Outreach Funding win for Routes of Infection / Routes to Safety Project
The Routes of Infection/ Routes to Safety project by researchers from the University of Southampton and University of Newcastle has just been awarded a University of Southampton Public Engagement Research Unit Award from the FELS Faculty Engagement Fund, and a National Biofilm Innovation Centre Public Engagement and Outreach Funding Award following their work in 2021.
In January 2021, the team were granted funding from UK Research and Innovation via the Arts and Humanities Research Council for an interdisciplinary examination into infection prevention for the bus service and service users. The research culminated in a report , and a series of short films which promoted infection prevention of the bus through ventilation, space, mask wearing, and disinfecting between use.
The funding from the award will be used to develop visual materials from the Routes of Infection / Routes to Safety project, and a new creative public engagement activity (the term ‘micro-pet’ referring to the communities of microbes that form in and on our bodies, as well as on external surfaces such as bus seats, flooring and handles, etc.). Through a series of workshops bus service drivers and users will be asked to imagine who and what microbial communities (Micro-Passengers) are and co-produce an interactive artwork for wider publics to encounter at events and online.

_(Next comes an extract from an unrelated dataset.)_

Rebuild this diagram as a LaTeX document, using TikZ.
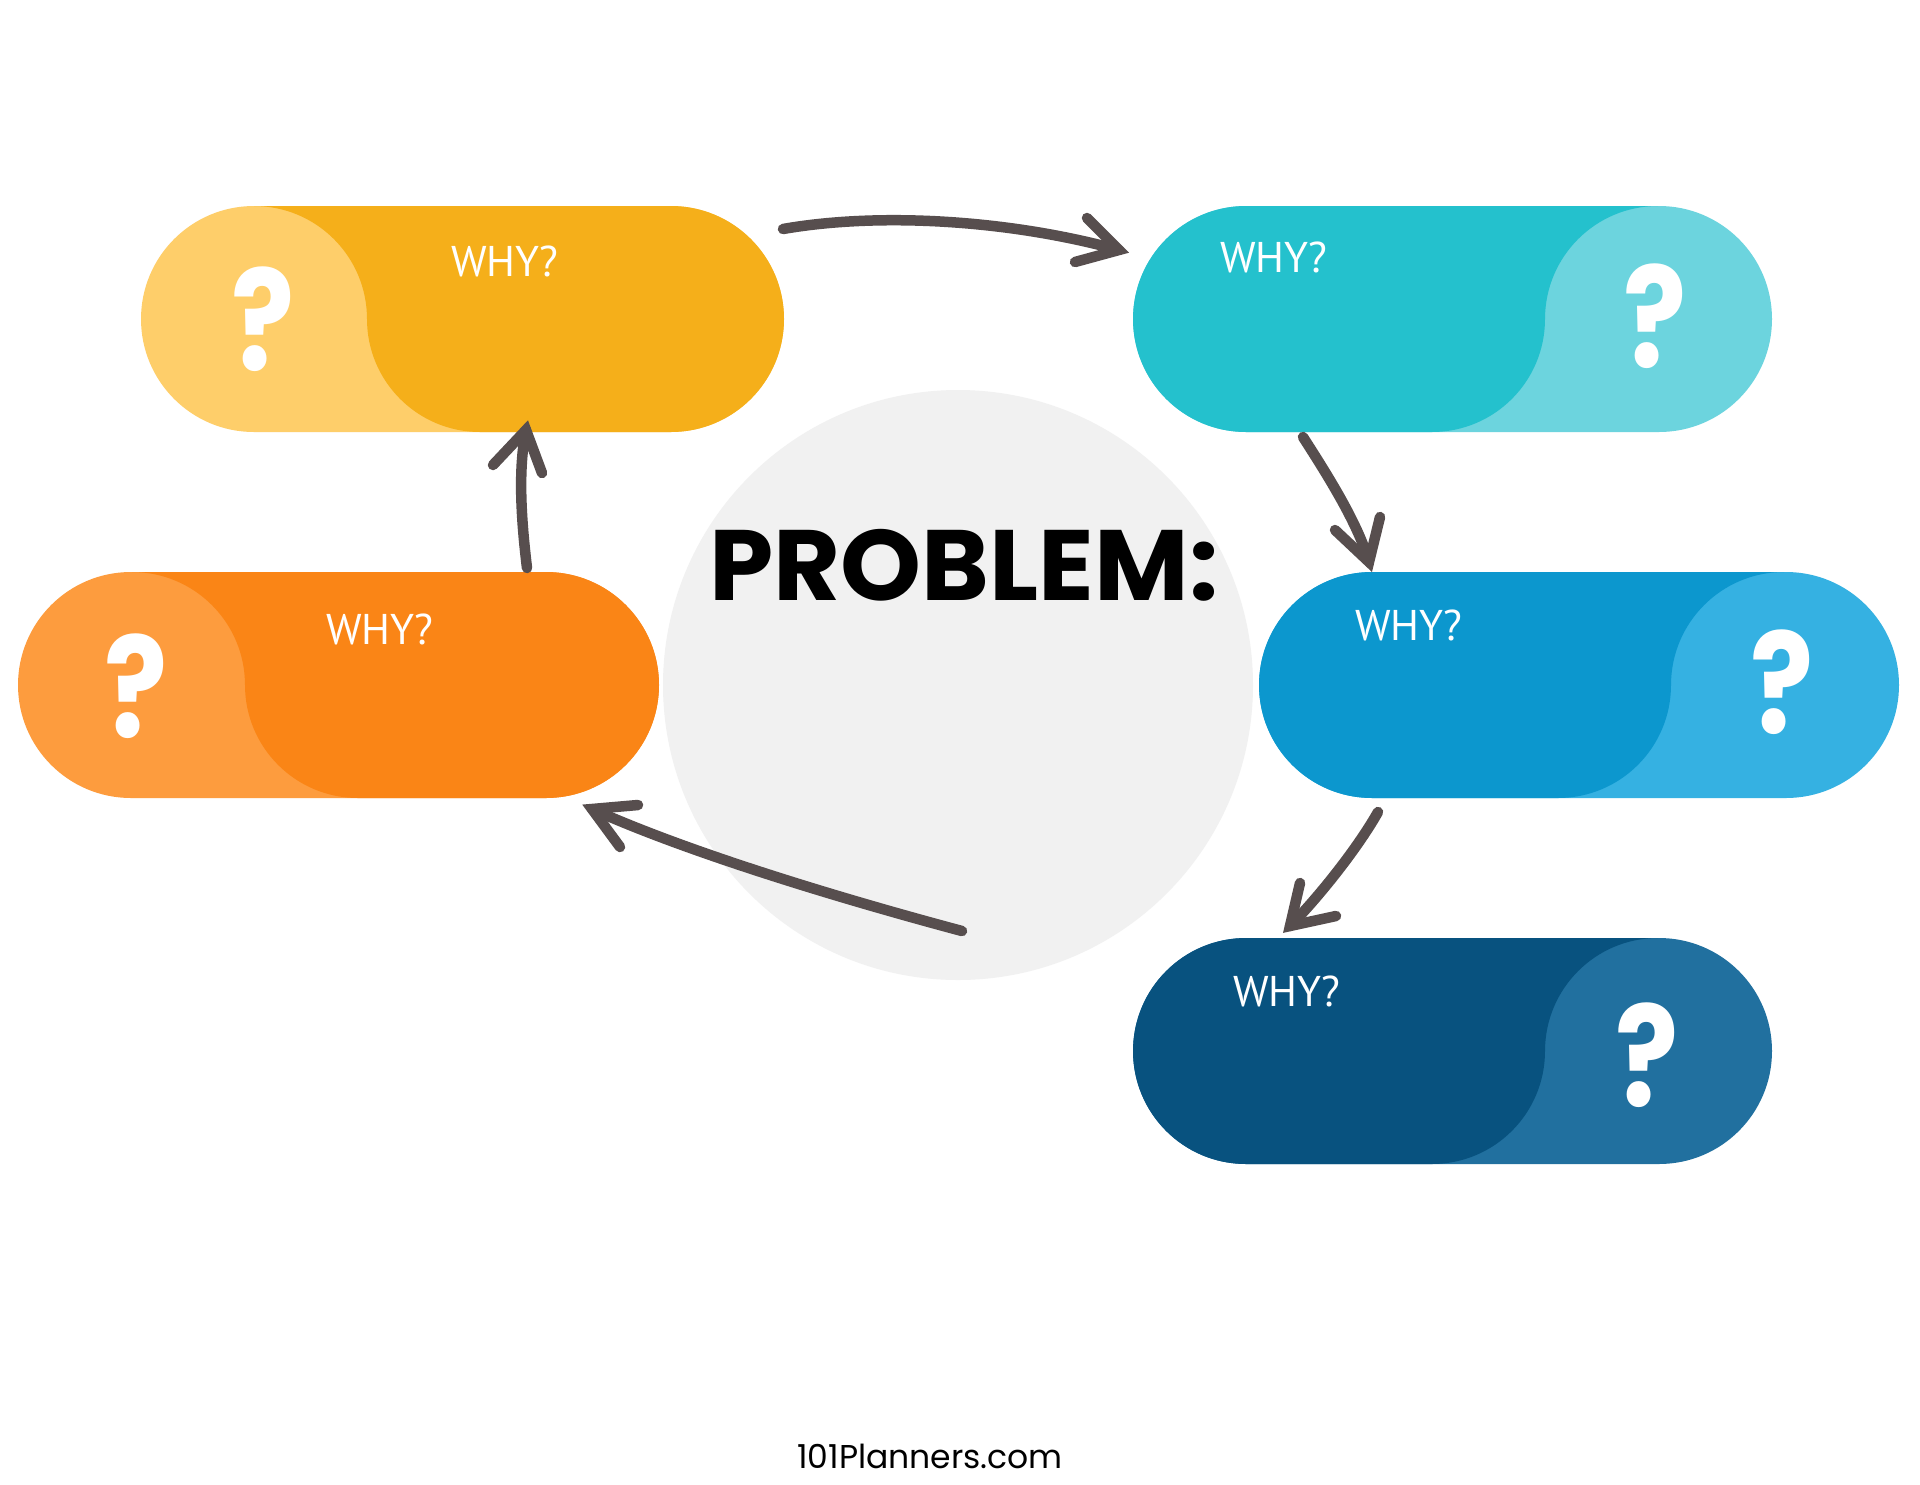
\documentclass[tikz,border=0pt]{standalone}
\usepackage{fontspec}
\setmainfont{PT Sans}
\newfontfamily\popfont{Poppins}
\definecolor{ylight}{HTML}{FECE6A}
\definecolor{ydark}{HTML}{F5AF1A}
\definecolor{tlight}{HTML}{6CD4DE}
\definecolor{tdark}{HTML}{24C1CD}
\definecolor{olight}{HTML}{FD9C3E}
\definecolor{odark}{HTML}{FA8516}
\definecolor{blight}{HTML}{35B1E2}
\definecolor{bdark}{HTML}{0C97CE}
\definecolor{nlight}{HTML}{21709F}
\definecolor{ndark}{HTML}{08527F}
\definecolor{circ}{HTML}{F1F1F1}
\definecolor{arrowc}{HTML}{574E4E}
\newcommand{\qmark}{\scalebox{0.84}[1]{?}}
\tikzset{
  why/.style={text=white, inner sep=0pt, anchor=base, font=\fontsize{43}{50}\selectfont},
  qm/.style={text=white, inner sep=0pt, anchor=base, font=\popfont\bfseries\fontsize{140}{160}\selectfont},
  arrowline/.style={draw=arrowc, line width=10.5pt, line cap=round},
  headline/.style={draw=arrowc, line width=10.5pt, line cap=round, line join=miter, miter limit=10},
  pill/.style={rounded corners=113pt}
}
\begin{document}
\begin{tikzpicture}[x=1pt,y=1pt]
\useasboundingbox (0,0) rectangle (1920,-1484);
\fill[white] (0,0) rectangle (1920,-1484);

% central circle
\fill[circ] (958,-685) circle[radius=295];
\node[font=\popfont\bfseries\fontsize{100}{120}\selectfont, anchor=base, inner sep=0pt] (prob) at (964,-600) {\scalebox{1.03}[1]{PROBLEM:}};

% yellow pill
\fill[ylight, pill] (141,-206) rectangle (784,-432);
\fill[ydark] (254,-206) -- (671,-206) arc[start angle=90, end angle=-90, radius=113] -- (480,-432) arc[start angle=270, end angle=180, radius=113] arc[start angle=0, end angle=90, radius=113] -- cycle;
\node[why] (w1) at (505,-276) {WHY?};
\node[qm] (q1) at (263,-370) {\qmark};

% teal pill
\fill[tlight, pill] (1133,-206) rectangle (1772,-432);
\fill[tdark] (1658,-206) arc[start angle=90, end angle=180, radius=113] arc[start angle=0, end angle=-90, radius=113] -- (1246,-432) arc[start angle=270, end angle=90, radius=113] -- cycle;
\node[why] (w2) at (1274,-272) {WHY?};
\node[qm] (q2) at (1655,-367) {\qmark};

% orange pill
\fill[olight, pill] (18,-572) rectangle (659,-798);
\fill[odark] (132,-572) -- (546,-572) arc[start angle=90, end angle=-90, radius=113] -- (358,-798) arc[start angle=270, end angle=180, radius=113] arc[start angle=0, end angle=90, radius=113] -- cycle;
\node[why] (w3) at (380,-644) {WHY?};
\node[qm] (q3) at (136,-737) {\qmark};

% blue pill
\fill[blight, pill] (1259,-572) rectangle (1899,-798);
\fill[bdark] (1784,-572) arc[start angle=90, end angle=180, radius=113] arc[start angle=0, end angle=-90, radius=113] -- (1372,-798) arc[start angle=270, end angle=90, radius=113] -- cycle;
\node[why] (w4) at (1409,-640) {WHY?};
\node[qm] (q4) at (1782,-733) {\qmark};

% dark blue pill
\fill[nlight, pill] (1133,-938) rectangle (1772,-1164);
\fill[ndark] (1658,-938) arc[start angle=90, end angle=180, radius=113] arc[start angle=0, end angle=-90, radius=113] -- (1246,-1164) arc[start angle=270, end angle=90, radius=113] -- cycle;
\node[why] (w5) at (1287,-1006) {WHY?};
\node[qm] (q5) at (1647,-1106) {\qmark};

% footer
\node[font=\popfont\fontsize{33}{40}\selectfont, anchor=base, inner sep=0pt] (foot) at (930,-1468) {101Planners.com};

% arrow coordinates
\coordinate (a1s) at (783,-229);
\coordinate (a1t) at (1119,-250);
\coordinate (a1b) at (1087,-218);
\coordinate (a1c) at (1075,-262);

\coordinate (a2s) at (1303,-437);
\coordinate (a2t) at (1369,-562);
\coordinate (a2b) at (1335,-530);
\coordinate (a2c) at (1380,-517);

\coordinate (a3s) at (1378,-812);
\coordinate (a3t) at (1290,-926);
\coordinate (a3b) at (1300,-883);
\coordinate (a3c) at (1336,-916);

\coordinate (a4s) at (962,-931);
\coordinate (a4t) at (592,-809);
\coordinate (a4b) at (638,-805);
\coordinate (a4c) at (620,-847);

\coordinate (a5s) at (527,-568);
\coordinate (a5t) at (526,-430);
\coordinate (a5b) at (493,-465);
\coordinate (a5c) at (542,-473);

% arrows
\draw[arrowline] (a1s) .. controls (880,-212) and (1010,-220) .. (a1t);
\draw[headline] (a1b) -- (a1t) -- (a1c);

\draw[arrowline] (a2s) .. controls (1330,-479) and (1358,-524) .. (a2t);
\draw[headline] (a2b) -- (a2t) -- (a2c);

\draw[arrowline] (a3s) .. controls (1356,-851) and (1315,-901) .. (a3t);
\draw[headline] (a3b) -- (a3t) -- (a3c);

\draw[arrowline] (a4s) .. controls (846,-900) and (692,-854) .. (a4t);
\draw[headline] (a4b) -- (a4t) -- (a4c);

\draw[arrowline] (a5s) .. controls (521,-518) and (518,-469) .. (a5t);
\draw[headline] (a5b) -- (a5t) -- (a5c);
\end{tikzpicture}
\end{document}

Click here to view the Routes of Infection / Routes to Safety film series
The research grew as a development of the highly-successful NAMRIP pump-priming study ‘‘Mapping Microbes’, and NAMRIP’s founder, Professor Leighton, was very pleased to write in support of the investigatory team (Drs. Emma Roe, Sandra Wilks and Paul Hurley from Southampton, and Dr Charlotte Veal from Newcastle University (formerly from Southampton) regarding the research bid ‘Routes of infection, routes to safety: Creative mapping of human-viral behaviours on the bus to understand infection prevention practices’ . Drs Roe and Veal had accompanied Professor Leighton to Uganda in 2019 for the Global-NAMRIP’s conference there, which included a showing of the film ‘In Our Hands ’ that was a key product of the initial Global-NAMRIP pump-priming study.